January 2016 was a busy month indeed. Between client work (web development, not genealogy), online training in various topics, and working on my photography I was hard-pressed to find time for genealogy. I did it though! It came right down to the wire, but as January was coming to a close I decided to make a few changes to my scheduling and workflow management. One thing I did was assign a theme to each day of the week. While all work accomplished on a given day can't be tied to the day's theme, I promised myself to use the theme in assigning priorities. Sunday's theme is "Genealogy" and I did manage to dedicate most of yesterday to getting on with my 2016 Genealogy Do-Over.
The month of January was dedicated to "Setting Previous Research Aside" and reviewing prior research practices and that is what I did yesterday. I admit I had a couple of ulterior motives in going through all of my files: I had to find the deed to my house so I can finally get around to filing for my homestead exemption.

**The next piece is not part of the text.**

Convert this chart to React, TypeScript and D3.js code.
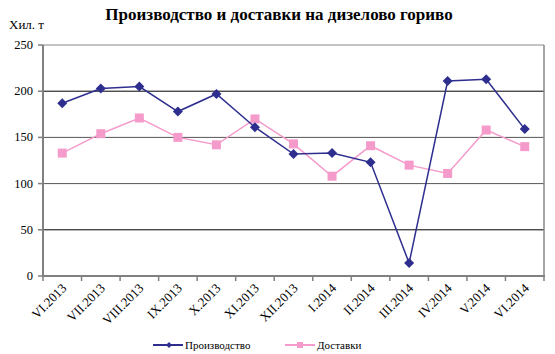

I've put it off for five years since my husband, Paul, passed away and I am bound and determined not to let the 1st of April arrive in 2016 without having that simple application turned in at the Liberty Count Courthouse. The second specific thing I was looking for was my son's death certificate so I could send it to my grandson's mother so she could file for Social Security benefits for Eli. I was half-afraid I'd thrown the damned thing away as it was about the most pain-inducing piece of paper I'd ever held in my hand. I hadn't, I found it last night as I was going through the last stack of unfiled genealogy paperwork. I scanned it immediately (giving the file the appropriate title according to the file-naming standards I set last year) so I could send the original to Sarah.
As I was going through my unfiled paperwork I made lists of what documents I had for each member of my family. I have huge folders for some of us: military and other employment records, education records, etc..., so the lists were not necessarily specific. A huge folder rated one entry: "Education records", for example. A birth certificate or passport application, on the other hand, got its own listing. I made it through all of my unfiled records.

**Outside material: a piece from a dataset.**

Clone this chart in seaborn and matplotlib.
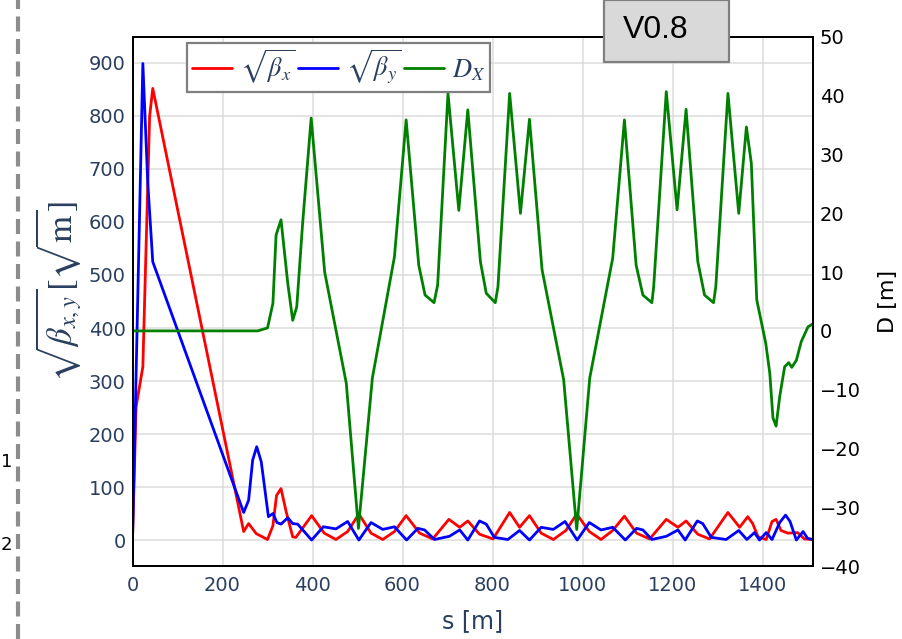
import matplotlib
matplotlib.use("Agg")
import matplotlib.pyplot as plt
import seaborn as sns
import numpy as np
import pandas as pd
from matplotlib.lines import Line2D
from matplotlib.patches import Rectangle

# ---------------- data ----------------
s_bx = [0, 8, 23, 38, 45, 247, 258, 275, 300, 312, 320, 330, 341, 356, 363, 398, 426, 452, 478, 503,
        530, 556, 582, 608, 638, 667, 703, 727, 745, 771, 801, 838, 860, 882, 908, 935, 963, 987, 1015, 1041,
        1067, 1093, 1120, 1149, 1186, 1212, 1230, 1256, 1282, 1323, 1349, 1367, 1378, 1390, 1408, 1421, 1430,
        1441, 1456, 1478, 1493, 1512]
sqrt_bx = [0, 251, 327, 799, 852, 16, 31, 12, 1, 27, 84, 97, 55, 6, 5, 46, 13, 1, 16, 49,
           13, 1, 16, 46, 13, 2, 39, 24, 36, 11, 2, 52, 24, 46, 13, 1, 18, 49, 16, 1,
           18, 45, 13, 2, 39, 24, 36, 11, 2, 52, 24, 44, 31, 6, 1, 35, 39,
           18, 13, 14, 2, 1]

s_by = [0, 23, 34, 45, 247, 258, 267, 276, 286, 302, 312, 321, 330, 345, 356, 367, 398, 424, 452, 478,
        503, 530, 556, 582, 609, 634, 649, 671, 704, 727, 745, 771, 786, 804, 834, 860, 882, 908, 935, 961,
        988, 1015, 1041, 1067, 1095, 1120, 1134, 1154, 1186, 1212, 1228, 1255, 1267, 1286, 1319, 1347, 1365,
        1382, 1393, 1408, 1421, 1438, 1451, 1461, 1475, 1490, 1500, 1512]
sqrt_by = [0, 899, 673, 525, 52, 75, 151, 176, 148, 44, 50, 33, 30, 42, 31, 30, 0, 25, 21, 35,
           0, 33, 20, 25, 0, 22, 19, 1, 7, 19, 0, 36, 30, 5, 1, 18, 0, 24, 20, 35,
           0, 33, 19, 24, 0, 22, 19, 1, 7, 19, 0, 36, 31, 5, 1, 18, 1,
           14, 0, 14, 1, 33, 47, 35, 0, 16, 3, 1]

s_D = [0, 278, 300, 312, 319, 330, 345, 356, 365, 378, 397, 427, 475, 502, 533, 582, 608, 636, 650, 670,
       678, 701, 725, 745, 773, 786, 806, 812, 838, 862, 882, 910, 958, 987, 1016, 1067, 1093, 1119, 1134, 1154,
       1158, 1186, 1210, 1230, 1256, 1271, 1291, 1296, 1323, 1347, 1364, 1375, 1387, 1407, 1416, 1423, 1430,
       1438, 1449, 1458, 1465, 1475, 1486, 1501, 1512]
D_x = [0, 0, 0.5, 4.7, 16.3, 18.9, 8.1, 1.8, 4.1, 18.3, 36.2, 10.0, -8.9, -33.6, -8.0, 12.6, 35.9, 11.2, 6.1, 4.8,
       7.8, 40.4, 20.5, 37.6, 11.8, 6.4, 4.8, 7.5, 40.4, 20.0, 36.0, 10.4, -8.3, -33.8, -8.0, 12.4, 35.9, 11.2, 6.1, 4.8,
       7.5, 40.7, 20.6, 37.7, 11.8, 6.1, 4.8, 7.5, 40.4, 20.0, 34.7, 28.5, 5.3, -2.1, -7.2, -14.8, -16.2,
       -11.2, -6.1, -5.4, -6.2, -5.0, -1.8, 0.7, 1.2]

x_ticks = [0, 200, 400, 600, 800, 1000, 1200, 1400]
left_ticks = [0, 100, 200, 300, 400, 500, 600, 700, 800, 900]
right_ticks = [-40, -30, -20, -10, 0, 10, 20, 30, 40, 50]

label_bx = r"$\sqrt{\beta_x}$"
label_by = r"$\sqrt{\beta_y}$"
label_D = r"$D_X$"
version_text = "V0.8"

# ---------------- style ----------------
sns.set_style("white")
plt.rcParams["font.family"] = ["DejaVu Sans"]
plt.rcParams["mathtext.fontset"] = "stix"
plt.rcParams["axes.unicode_minus"] = True

W, H = 902, 639
fig = plt.figure(figsize=(W / 100, H / 100), dpi=100)
L, R, T, B = 132.5, 813, 37, 566
ax = fig.add_axes([L / W, 1 - B / H, (R - L) / W, (B - T) / H])
ax2 = ax.twinx()

dfx = pd.DataFrame({"s": s_bx, "v": sqrt_bx})
dfy = pd.DataFrame({"s": s_by, "v": sqrt_by})
dfd = pd.DataFrame({"s": s_D, "D": D_x})

lw = 2.0
sns.lineplot(data=dfx, x="s", y="v", ax=ax, color="#ff0000", lw=lw, estimator=None, sort=False)
sns.lineplot(data=dfy, x="s", y="v", ax=ax, color="#0000ff", lw=lw, estimator=None, sort=False)
sns.lineplot(data=dfd, x="s", y="D", ax=ax2, color="#008000", lw=lw, estimator=None, sort=False)

ax.set_xlim(0, 1512)
ax.set_ylim(-49, 949)
ax2.set_ylim(-40, 50)

tick_color = "#2a3f5f"
ax.set_xticks(x_ticks)
ax.set_yticks(left_ticks)
ax2.set_yticks(right_ticks)
ax.tick_params(axis="both", length=0, labelsize=14, colors=tick_color)
ax.tick_params(axis="x", pad=7)
ax.tick_params(axis="y", pad=5)
ax2.tick_params(axis="y", length=0, labelsize=14, colors="black", pad=5)

ax.grid(True, color="#dcdcdc", lw=1.1)
ax.set_axisbelow(True)
ax2.grid(False)
for a in (ax, ax2):
    for sp in a.spines.values():
        sp.set_color("black")
        sp.set_linewidth(1.4)
        sp.set_visible(True)

ax.set_xlabel("s [m]", fontsize=17, color=tick_color, labelpad=10)
ax.set_ylabel(r"$\sqrt{\beta_{x,y}}[\sqrt{\mathrm{m}}]$", fontsize=25, color=tick_color)
ax.yaxis.set_label_coords(-(L - 84) / (R - L), 0.52)
ax2.set_ylabel("D [m]", fontsize=16, color="black", labelpad=12)

# legend
handles = [Line2D([], [], color="#ff0000", lw=lw),
           Line2D([], [], color="#0000ff", lw=lw),
           Line2D([], [], color="#008000", lw=lw)]
leg = ax2.legend(handles, [label_bx, label_by, label_D], ncol=3, loc="upper left",
                 bbox_to_anchor=(187 / W, 1 - 43 / H), bbox_transform=fig.transFigure,
                 borderaxespad=0, fontsize=19, frameon=True, fancybox=False,
                 handlelength=1.5, handletextpad=0.3, columnspacing=0.1,
                 borderpad=0.2, labelcolor=tick_color)
leg.get_frame().set_edgecolor("#7f7f7f")
leg.get_frame().set_linewidth(1.6)
leg.get_frame().set_facecolor("white")
leg.get_frame().set_alpha(1)

# version box
box = Rectangle((604 / W, 1 - 62 / H), 125 / W, 62 / H, transform=fig.transFigure,
                facecolor="#d9d9d9", edgecolor="#808080", lw=1.6, zorder=10)
fig.add_artist(box)
fig.text(623 / W, 1 - 30 / H, version_text, fontsize=23, family=["Liberation Sans", "DejaVu Sans"],
         ha="left", va="center", color="black", zorder=11)

# neighbour-panel remnants on the left edge
fig.add_artist(Line2D([18 / W, 18 / W], [0, 1], transform=fig.transFigure,
                      color="#8c8c8c", lw=3, dashes=(3.6, 1.8)))
fig.text(1 / W, 1 - 462 / H, "1", fontsize=13, ha="left", va="center", color="black")
fig.text(1 / W, 1 - 545 / H, "2", fontsize=13, ha="left", va="center", color="black")

fig.savefig("out.png", dpi=100)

My "filed" records are either digital or in my source record binders. I took my old scanned records and moved them, along with all of my genealogy program data files into an archive. I had already set up new folders during my first try at the Do-Over last year, so that's done already. As to my binders, I'm keeping everything in there and as I start researching each individual I will go through and extract all of the source documents for review. There is just no sense in throwing away good records. There is every reason to treat those records as if I've never seen them before, however, and that is what I will do when research actually begins.
February - Reviewing Prior Research Practices
The main problems with my prior research practices, which weren't terrible, are a lack of consistency in effort and, to a much lesser degree, naming conventions and evidence citation. I changed my naming conventions and citation practices a few times through the years and never went back and corrected previous versions. That needs to be done create a more cohesive study. I also failed to create reports and analyze my research results as I should. So much of February's genealogy time will be spent reviewing and refining the standards I put into place during last year's first try at the Do-Over. I made a good start last year in this area, but I think I can make improvements.

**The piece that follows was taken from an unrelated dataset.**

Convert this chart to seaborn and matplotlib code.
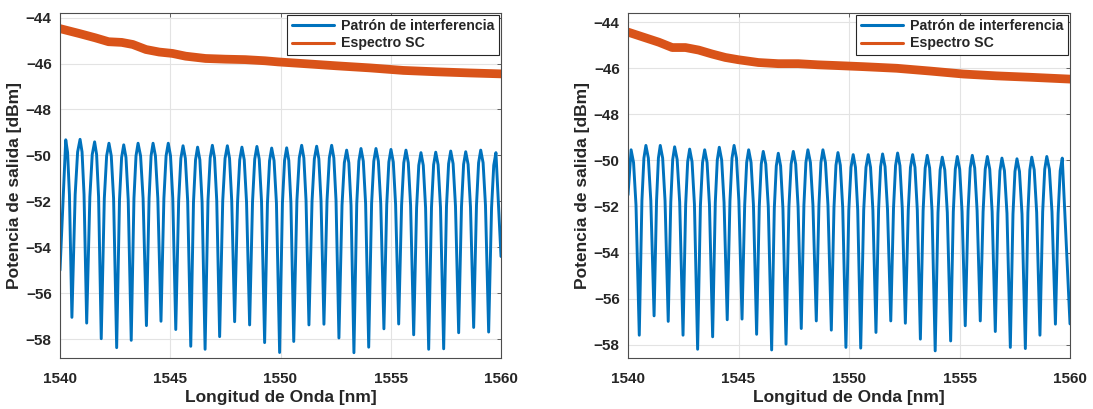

National Institute for Genealogical Studies
My NIGS studies did get their fair share of my time in January. I completed one course, US Land Records, with a 92.6% on my final exam. I still have two weeks left to complete Google for the Wise Genealogist. I'm not starting any new courses in February so that I can devote time to my Analysis & Skill Building - Part I: the year-long course that marks the end of the "Beginner" phase of my studies. Most of my time on the Skill Building course this month will be spent reading Evidence Explained and various Evidence Explained QuickTips. There is a lot of required reading for the course, as there should be for a course slated to take a year to complete.